Conversely, those who believe themselves to be members of the Republican Right see the effectiveness of the soldier or spy when used against foreign combatants and mistakenly think that these war zone techniques can be a legitimate “law and order” tool to be used against domestic “bad guys”. We hear them pontificate with great indignation that We The People should not object to the government randomly sifting and sorting our metaphorical underwear drawer if we have nothing to hide. At worst, it is as though We The People are not American citizens who are entitled to our constitutional rights because “bad guys” are the same as terrorists. At best, they view We The People as subjects to be treated as children or adjudicated incompetents, with Uncle Sam as our designated guardian. Although they pretend to be conservatives and defenders of traditional constitutional values, they are apologists and defenders of government tyranny.

Either these two camps of political ideologues are composed of simplistic-minded ignoramuses who are poorly educated in the philosophical basis of “just war” and “natural rights”, “social contract theory”, and thousands of years of human history that led to the distinctions between war fighting and police peacekeeping, or they are simply amoral opportunists who make knowingly specious arguments to advance a hidden agenda. In the case of the Democratic Left, that hidden purpose is to undermine and secure the defeat of the United States and western civilization because they secretly mourn the loss of Soviet Communism. On the Republican Right, the hidden purpose is rooted in a hatred of the constitutional protections afforded to the citizenry and their worship of Thomas Hobbes’ unlimited Leviathan government power to enforce social conformity.

Because of their ignorance or their perfidy, both Republicans and Democrats have corrupted the moral basis for the United States intelligence apparatus. For different reasons but with an alliance of convenience, they have turned our intelligence apparatus from serving as an instrument of our protection into the instrument of our imprisonment in this new Panopticon society. The Left adores the spy apparatus so that it can identify intellectual opponents of the glorious progressive socialist vision and target them for blackmail, prosecution, and possibly even the Trotsky treatment. Meanwhile, the badge-kissing Right is so infatuated with the all-powerful king and his darling soldiers and so contemptuous of any who dare non-conformity that it will worshipfully provide law enforcement with any power, any technology, and any means that its immaculate angels of vengeance can possibly desire, means, and will forgive absolutely any abuse with never a stray thought cast to such unworthy intangibles as the mere “liberty” or “human dignity” of American citizens.

This foundational corruption of the once-vaunted intelligence and security apparatus which protected the West during the Cold War is the core reason that Edward Snowden is seen alternately as hero or villain. Many people cannot even begin to articulate the underlying reasons for their views of Snowden, but their views are deeply felt and often at odds with the rest of their other ideological positions. This is because of their innate misunderstanding of the legitimate use of power, which should be defined not by the nature of the action itself, but by the target of that action. This crucial distinction desperately needs to be especially elevated to refocus intelligence assets, sources, and methods to protect American citizens from external threats.

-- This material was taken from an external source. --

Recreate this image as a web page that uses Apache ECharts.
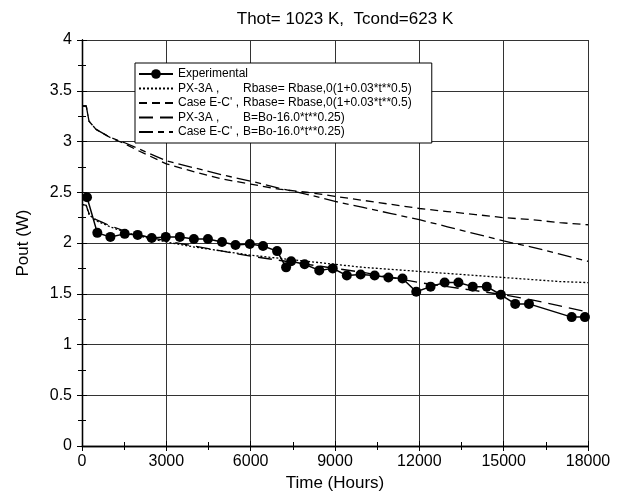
<!DOCTYPE html>
<html>
<head>
<meta charset="utf-8">
<script src="https://cdn.jsdelivr.net/npm/echarts@6/dist/echarts.min.js"></script>
<style>
html, body { margin: 0; padding: 0; background: #fff; }
#chart { width: 624px; height: 498px; }
</style>
</head>
<body>
<div id="chart"></div>
<script>
// experimental points (hours, W)
var expTime = [178, 545, 1010, 1520, 1980, 2480, 2980, 3480, 3980, 4480, 4980, 5460, 5970, 6440, 6940, 7260, 7440, 7920, 8440, 8920, 9420, 9910, 10410, 10900, 11400, 11890, 12400, 12900, 13390, 13900, 14400, 14900, 15410, 15900, 17420, 17890];
var expPout = [2.45, 2.10, 2.06, 2.09, 2.08, 2.05, 2.06, 2.06, 2.04, 2.04, 2.01, 1.98, 1.99, 1.97, 1.92, 1.76, 1.82, 1.79, 1.73, 1.75, 1.68, 1.69, 1.68, 1.66, 1.65, 1.52, 1.57, 1.61, 1.61, 1.57, 1.57, 1.49, 1.40, 1.40, 1.27, 1.27];

// model curves
var modelTime = [0, 150, 250, 500, 750, 1000, 1500, 2000, 3000, 4000, 5000, 6000, 7000, 8000, 9000, 10000, 11000, 12000, 13000, 14000, 15000, 16000, 17000, 18000];
var pxRbase  = [2.38, 2.37, 2.28, 2.22, 2.19, 2.16, 2.11, 2.07, 2.01, 1.96, 1.92, 1.88, 1.85, 1.82, 1.79, 1.76, 1.74, 1.72, 1.70, 1.68, 1.66, 1.64, 1.62, 1.61];
var ecRbase  = [3.35, 3.35, 3.20, 3.12, 3.08, 3.04, 2.98, 2.91, 2.78, 2.70, 2.63, 2.58, 2.53, 2.50, 2.46, 2.42, 2.38, 2.34, 2.31, 2.28, 2.25, 2.23, 2.20, 2.18];
var pxB      = [2.38, 2.37, 2.29, 2.23, 2.20, 2.17, 2.12, 2.08, 2.02, 1.97, 1.92, 1.87, 1.83, 1.79, 1.75, 1.71, 1.66, 1.61, 1.57, 1.53, 1.49, 1.44, 1.38, 1.32];
var ecB      = [3.35, 3.35, 3.20, 3.12, 3.08, 3.04, 2.99, 2.93, 2.81, 2.74, 2.67, 2.61, 2.54, 2.48, 2.41, 2.35, 2.29, 2.23, 2.16, 2.09, 2.02, 1.96, 1.89, 1.82];

var seriesNames = [
	'Experimental',
	"PX-3A ,|Rbase= Rbase,0(1+0.03*t**0.5)",
	"Case E-C' ,|Rbase= Rbase,0(1+0.03*t**0.5)",
	'PX-3A ,|B=Bo-16.0*t**0.25)',
	"Case E-C' ,|B=Bo-16.0*t**0.25)"
];

function pairs(xs, ys) {
	var out = [];
	for (var i = 0; i < xs.length; i++) out.push([xs[i], ys[i]]);
	return out;
}

function modelSeries(name, ys, dash) {
	return {
		name: name,
		type: 'line',
		data: pairs(modelTime, ys),
		symbol: 'none',
		showSymbol: false,
		lineStyle: { color: '#000', width: 1.3, type: dash },
		itemStyle: { color: '#000' },
		z: 2
	};
}

var legendData = seriesNames.map(function(n, i) {
	return i === 0 ? { name: n } : { name: n, itemStyle: { opacity: 0 } };
});

var font = 'Liberation Sans, Arial, Helvetica, sans-serif';
var myChart = echarts.init(document.getElementById('chart'));
myChart.setOption({
	animation: false,
	backgroundColor: '#fff',
	title: {
		text: 'Thot= 1023 K,  Tcond=623 K',
		left: 340,
		top: 6,
		textAlign: 'center',
		textStyle: { fontFamily: font, fontSize: 17, fontWeight: 'normal', color: '#000' }
	},
	grid: { left: 82, right: 36, top: 40, bottom: 52, show: false },
	legend: {
		orient: 'vertical',
		left: 135,
		top: 63,
		padding: [5, 20, 5, 3],
		itemGap: 2.5,
		itemWidth: 34,
		itemHeight: 12,
		backgroundColor: '#fff',
		borderColor: '#000',
		borderWidth: 1,
		data: legendData,
		formatter: function(name) {
			var p = name.split('|');
			if (p.length < 2) return '{a|' + name + '}';
			return '{a|' + p[0] + '}{b|' + p[1] + '}';
		},
		textStyle: {
			fontFamily: font,
			fontSize: 12,
			color: '#000',
			rich: {
				a: { fontFamily: font, fontSize: 12, color: '#000', width: 65 },
				b: { fontFamily: font, fontSize: 12, color: '#000' }
			}
		}
	},
	xAxis: [{
		type: 'value',
		min: 0,
		max: 18000,
		interval: 3000,
		name: 'Time (Hours)',
		nameLocation: 'middle',
		nameGap: 29,
		nameTextStyle: { fontFamily: font, fontSize: 17, color: '#000' },
		axisLine: { lineStyle: { color: '#000', width: 1.3 } },
		axisTick: { inside: true, length: 5, lineStyle: { color: '#000' } },
		minorTick: { show: true, splitNumber: 2, length: 4, lineStyle: { color: '#000' } },
		axisLabel: {
			fontFamily: font, fontSize: 16, color: '#000', margin: 8,
			formatter: function(v) { return String(v); }
		},
		splitLine: { show: true, lineStyle: { color: '#333', width: 1 } }
	}, {
		type: 'value',
		position: 'top',
		min: 0,
		max: 18000,
		interval: 3000,
		axisLine: { show: true, lineStyle: { color: '#000', width: 1.3 } },
		axisTick: { inside: true, length: 5, lineStyle: { color: '#000' } },
		minorTick: { show: true, splitNumber: 2, length: 4, lineStyle: { color: '#000' } },
		axisLabel: { show: false },
		splitLine: { show: false }
	}],
	yAxis: [{
		type: 'value',
		min: 0,
		max: 4,
		interval: 0.5,
		name: 'Pout (W)',
		nameLocation: 'middle',
		nameGap: 50,
		nameTextStyle: { fontFamily: font, fontSize: 17, color: '#000' },
		axisLine: { show: true, lineStyle: { color: '#000', width: 1.3 } },
		axisTick: { inside: true, length: 5, lineStyle: { color: '#000' } },
		minorTick: { show: true, splitNumber: 2, length: 4, lineStyle: { color: '#000' } },
		axisLabel: { fontFamily: font, fontSize: 16, color: '#000', margin: 10 },
		splitLine: { show: true, lineStyle: { color: '#333', width: 1 } }
	}, {
		type: 'value',
		position: 'right',
		min: 0,
		max: 4,
		interval: 0.5,
		axisLine: { show: true, lineStyle: { color: '#000', width: 1.3 } },
		axisTick: { inside: true, length: 5, lineStyle: { color: '#000' } },
		minorTick: { show: true, splitNumber: 2, length: 4, lineStyle: { color: '#000' } },
		axisLabel: { show: false },
		splitLine: { show: false }
	}],
	series: [{
		name: seriesNames[0],
		type: 'line',
		data: pairs(expTime, expPout),
		symbol: 'circle',
		symbolSize: 10,
		lineStyle: { color: '#000', width: 1.5 },
		itemStyle: { color: '#000' },
		z: 3
	},
	modelSeries(seriesNames[1], pxRbase, [2, 2]),
	modelSeries(seriesNames[2], ecRbase, [8, 5]),
	modelSeries(seriesNames[3], pxB, [14, 7]),
	modelSeries(seriesNames[4], ecB, [14, 5, 6, 5])
	]
});
</script>
</body>
</html>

Just as the average East German citizen did not look to the Stasi Secret Police which spied on him to be his savior or protector, neither do American citizens look kindly upon America’s intelligence apparatus when its all-seeing eye is focused inwards and spying on its own people. We at The Cassandra Times hope that our military, intelligence, and justice professionals have a greater fidelity to the ideals of the Constitution and have a higher aspiration for themselves and for their perception by the American people than sharing the legacy of the Stasi. If they do not act decisively to change their behavior soon, they and their masters may share the fate of the Stasi and its masters as well.